Saya kira, banyak sukarelawan juga mengalami seperti saya. Juga mereka dipancing dengan avontur. Mereka yang dari dinas wajib-militer kiranya punya fikiran lain. Namun, kaum veteran Hindia Belanda itu juga tidak bisa dianggap sebagai satu golongan yang homogin. Antara militer sukarelawan tua dan mereka yang dikirim sebagai dinas wajib militer – sampai saat ini masih terdapat perbedaan pendapat mengenai apa yang kita lakukan di sana. Yang belakangan ini lebih banyak pertama-tama merasa jadi korban dari politik (pemerintah) setelah perang (Perang Dunia II) terbanding mereka yang ke sana sebagai sukarelawan. Tetapi, juga di kalangan sukarelawan tua terdapat perbedaan pendapat. Pernah mereka dipuji keberanian dan semangat cinta tanah air-nya. Dewasa ini pujian demikian itu hampir samasekali tidak disebut lagi.

“Untuk didirikannya monumen di Roermond kaum militer tua sampai harus mengadakan aksi-aksi dan mengumpulkan dana sejumlah seratus ribu gul. Kemudian akhirnya pemerintah memberikan dana yang diperlukan. Tetapi hanya sesudah ada tekanan golongan pejuang-tua. Mengenai militer yang tewas di Hindia Belanda, di Belanda bertahun-tahun lamanya hampir samasekali tidak disebut lagi.

Tampaknya Belanda mulai merasa sedikit malu mengenai perang (di Indonesia) dan orang ingin secepat mungkin melupakannya. Dekolonisasi tampaknya bukan merupakan segi yang kuat pada kita. Kaum politisi dari peiode segera sesudah berakhirnya Perang Dunia II, terbukti tidak mampu untuk dengan cara sopan mengucapkan selamat tinggal pada milik kita di daerah seberang lautan.

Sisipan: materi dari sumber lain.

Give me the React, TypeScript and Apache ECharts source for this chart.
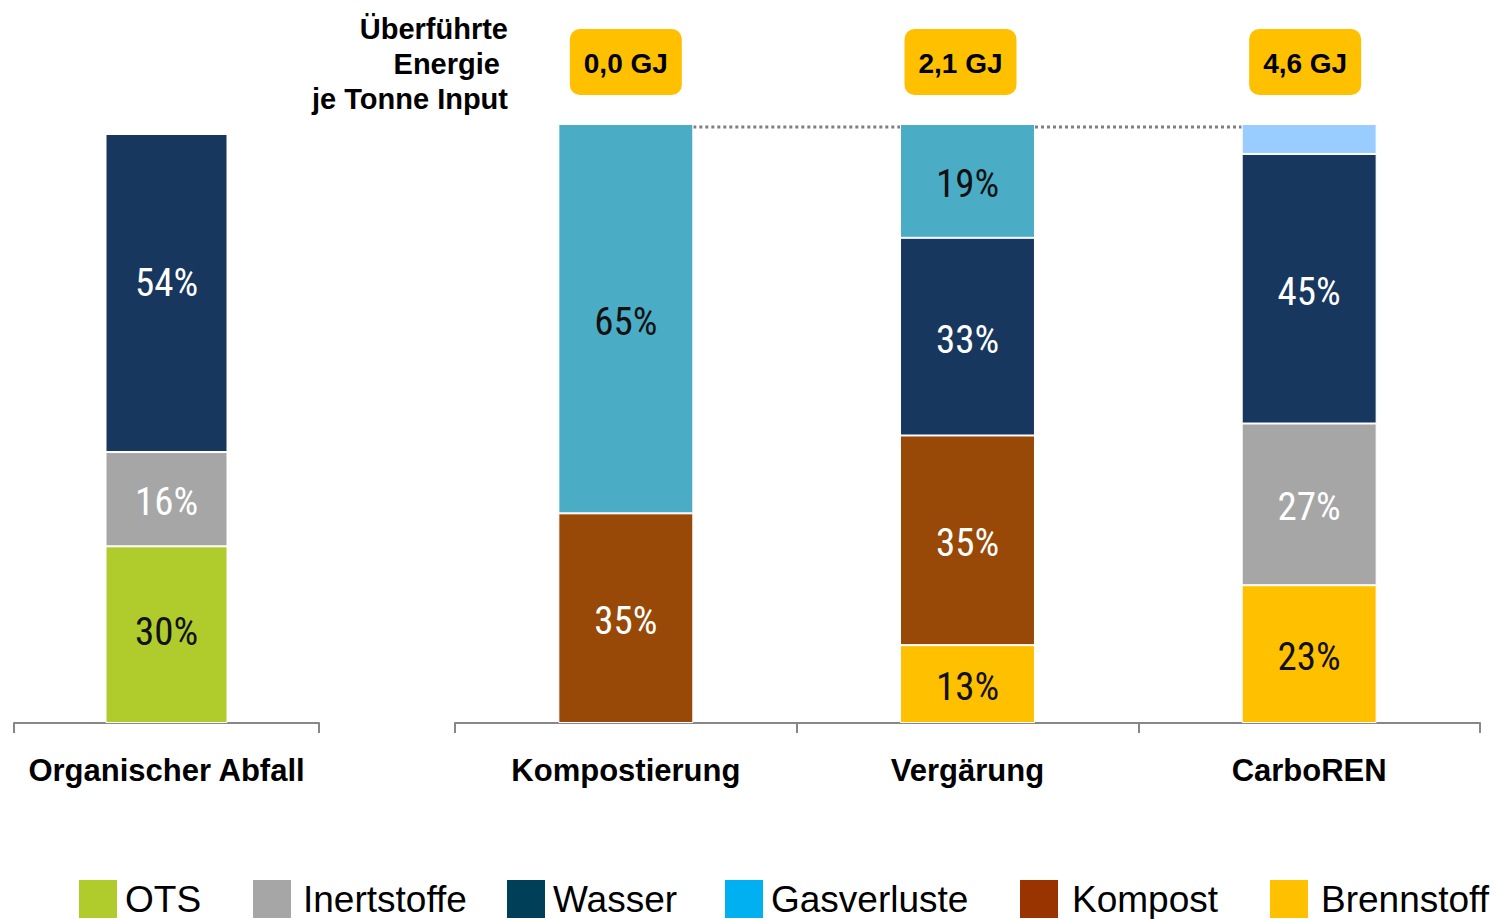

Mereka tidak mau melihat perubahan-perubahan yang terjadi di dunia sesudah Perang Dunia II. Maka itulah juga dekolonisasi Papua telah berakhir dengan suatu drama. Rasa malu itulah yang sebagian besar merupakan penyebab mengapa monumen di Roermond baru pada tahun 1988 selesai didirikan. Hampir empatpuluh tahun setelah militer kita meninggalkan Hindia Belanda. Baru sesudah itu terdapat kalimat-kalimat “demi menghormat dan mengenangkan para militer yang sejak 1945 telah gugur di Hindia-Belanda”. Dalam tahun 1999 monumen tsb diperluas dengan delapanbelas pilar.”

* * *

Demikianlah bagian pertama dari buku Rien Snijders yang dikutip hampir lengkap untuk menunjukkan bagaimana seorang mantan-Marinier Belanda, melihat sejarah mereka mengenai konflik dengan Indonesia.

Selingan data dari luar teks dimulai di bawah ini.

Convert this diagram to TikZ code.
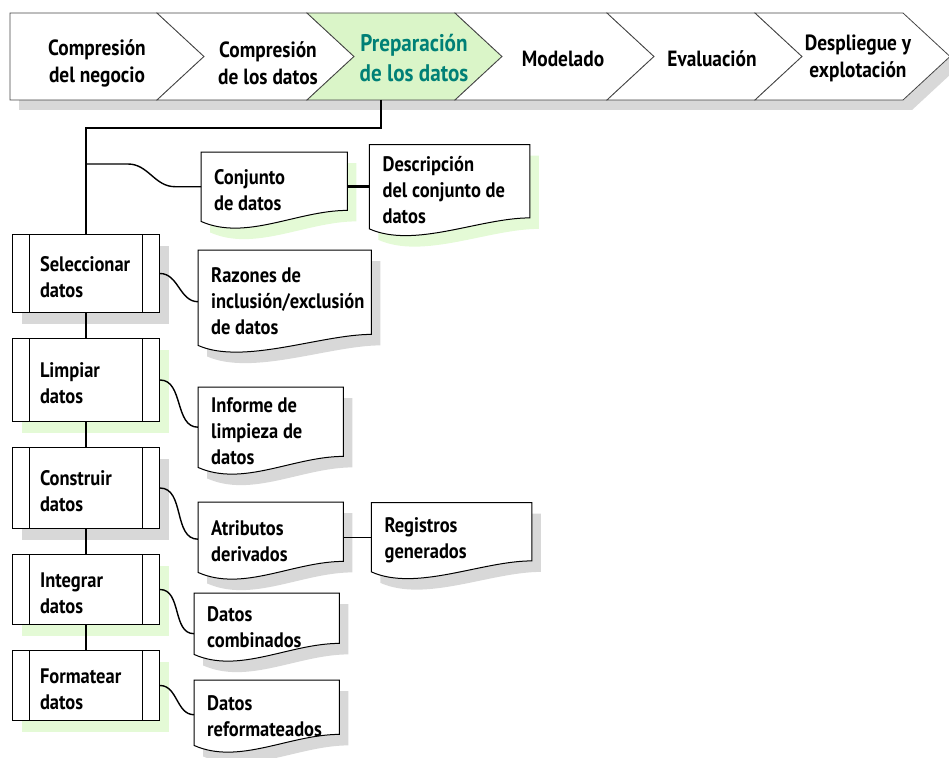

Dalam uraiannya itu juga bisa disaksikan, bahwa pandangan orang-orang Belanda, mengenai 'tempo doeloe' berragam adanya. Mulai dari yang paling konservatif dan ortodoks sampai pada yang maju dan progresif. Bagian-bagian berikutnya akan dikutip juga sebagian, nantinya, untuk menunjukkan, bahwa, meskipun secara militer Belanda telah meninggalkan Indonesia, tetapi fikiran kolot mengenai peranan kolonialisme Belanda di Indonesia masih tetap ada.

Dari buku Rien Snijders tampak bagaimana pemerintah Den Haag setelah Perang Dunia, kaum politisi dan kalangan gereja, menggunakan surat dan roh Jan Pieters zoon Coen – Gubernur VOC yang teramat kejam dan biadab menindas rakyat Indonesia pada zaman permulaan Hindia Belanda, sampai pada Kitab Injil guna memobilisasi tentara untuk menindas dan menghancurkan Republik Indonesia.

* * *

Dengan membaca buku Rien Sijders, sekaligus bisa dikatakan bahwa pandangan yang main-pukul-rata mengenai masyrakat Belanda tentang Indonesia dewasa ini, --- ADALAH TIDAK NYAMBUNG dengan kenyataan, dan KELIRU. Sejak zaman kolonial di Belanda terdapat sejumlah besar golongan Kiri dan progresif, termasuk kaum demokrat dan religius, yang mendukung perjuangan bangsa kita untuk kemerdekaan. Pada periode Orde Baru Suharto, kaum buruh dan sejumlah besar kaum Kiri demokrat dan religius, yang a.l tergabung dalam Komite Indonesia di Belanda, dengan konsisten menyokong dipulihkannya demokrasi dan HAM di Indonesia.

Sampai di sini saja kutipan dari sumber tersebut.